I find it comforting and hopeful precisely because, if it’s always there, even if I have not yet learned to see it, even if I have not yet learned to see “what has forever / shimmered in front of us,” as the poem says, then there must be ways to access it. When times are hard there is always something I can turn to for the inspiration to keep going, to keep struggling, to keep meeting challenges, to find comfort, to stay hopeful. I might turn to loved-ones, to family, friends, neighbors and colleagues. I might turn to the ancestors—those of blood and those of spirit—who’ve bequeathed this life to me. I might turn to this Unitarian Universalist congregation, to our Unitarian Universalist faith, to our Unitarian Universalist principles and values.

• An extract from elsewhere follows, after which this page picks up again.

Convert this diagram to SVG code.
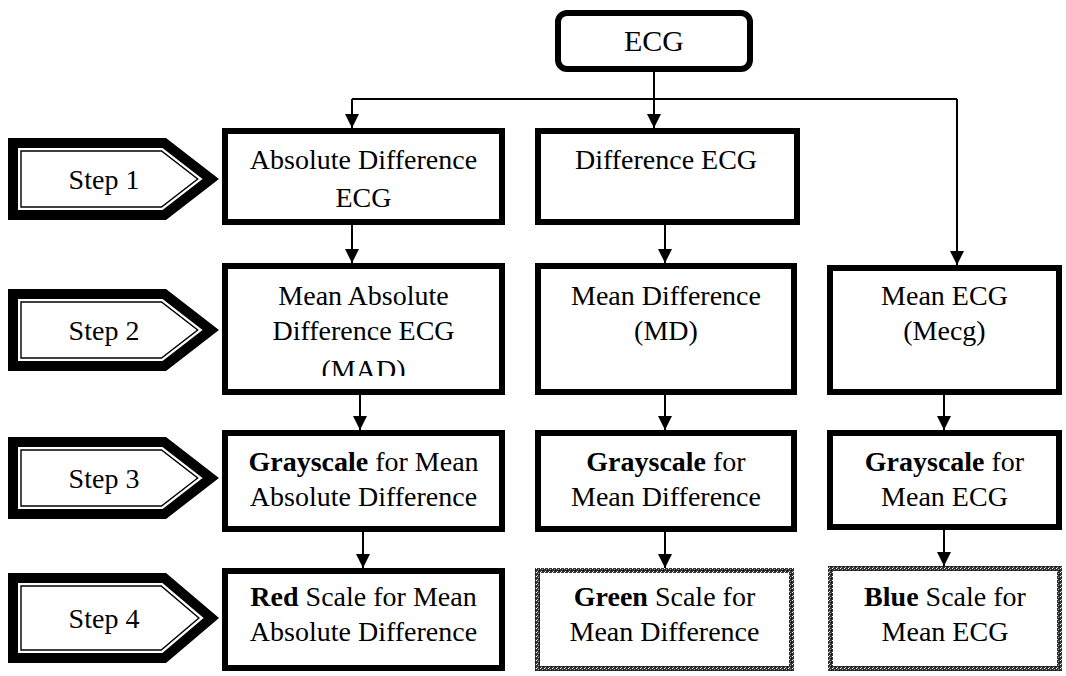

I might turn to music, to art, to novels and films. I might turn to the good green earth, to the land, to the solid ground. I might turn to the night sky, to the stars. I imagine all of these particular sources of comfort and hope as manifestations of the light that does not begin, that always is.
I suppose this is why we light lights at all times of year, but especially at this time of year when daylight hours are shortest: to remind ourselves of the eternal light, however we understand it, whatever meaning we might attach to it. And to remind ourselves of our sources of hope, to remind ourselves that it is good and right and reasonable to be hopeful.
A few weeks ago, Stacy Musulin shared the children’s story “Hope” by Corrinne Averiss and Sebastien Pelon. I really liked a quote from that story: “Hope is keeping a light on, however dark things seem.”[3] I like the simplicity of this quote. I like its straightforwardness. I like its universality—virtually anyone can take it to heart. I like the way it invites reflection. In the midst of challenging and difficult times, what light can I keep on? In the midst of unknowing and uncertainty, what light can I keep on? In the midst of loss, grief, sadness, depression, what light can I keep on? In the midst of social, economic and political unrest, what light can I keep on? In the midst of violence and war, what light can I keep on?
I took that story as a reminder that even if there is a light that has always been, a light that has “forever shimmered in front of us,” it is still up to us to access it. It is still up to us to tap into it. It is still up to us to keep “a light on, however dark things may seem.” Where does the light begin? It begins in us.
In this dark season, I urge you to light lights. As you do, I pray that you encounter, as the poem says, the luminous line / of the map in the dark / the vigil flame / in the house / of the heart, / [and a] love / so searing / [you] cannot keep from singing, / from crying out. I pray that you will find comfort and hope as the light begins in you.
Amen and blessed be.
[1] Richardson, Jan, “Where the Light Begins,” at “This Unlit Light, posted December, 2016. See: https://thisunlitlight.com/2016/12/31/where-the-light-begins/.
[2] Richardson, Jan, Circle of Grace: A Book of Blessings for the Seasons (Orlando: Wanton Gospeller Press, 2015).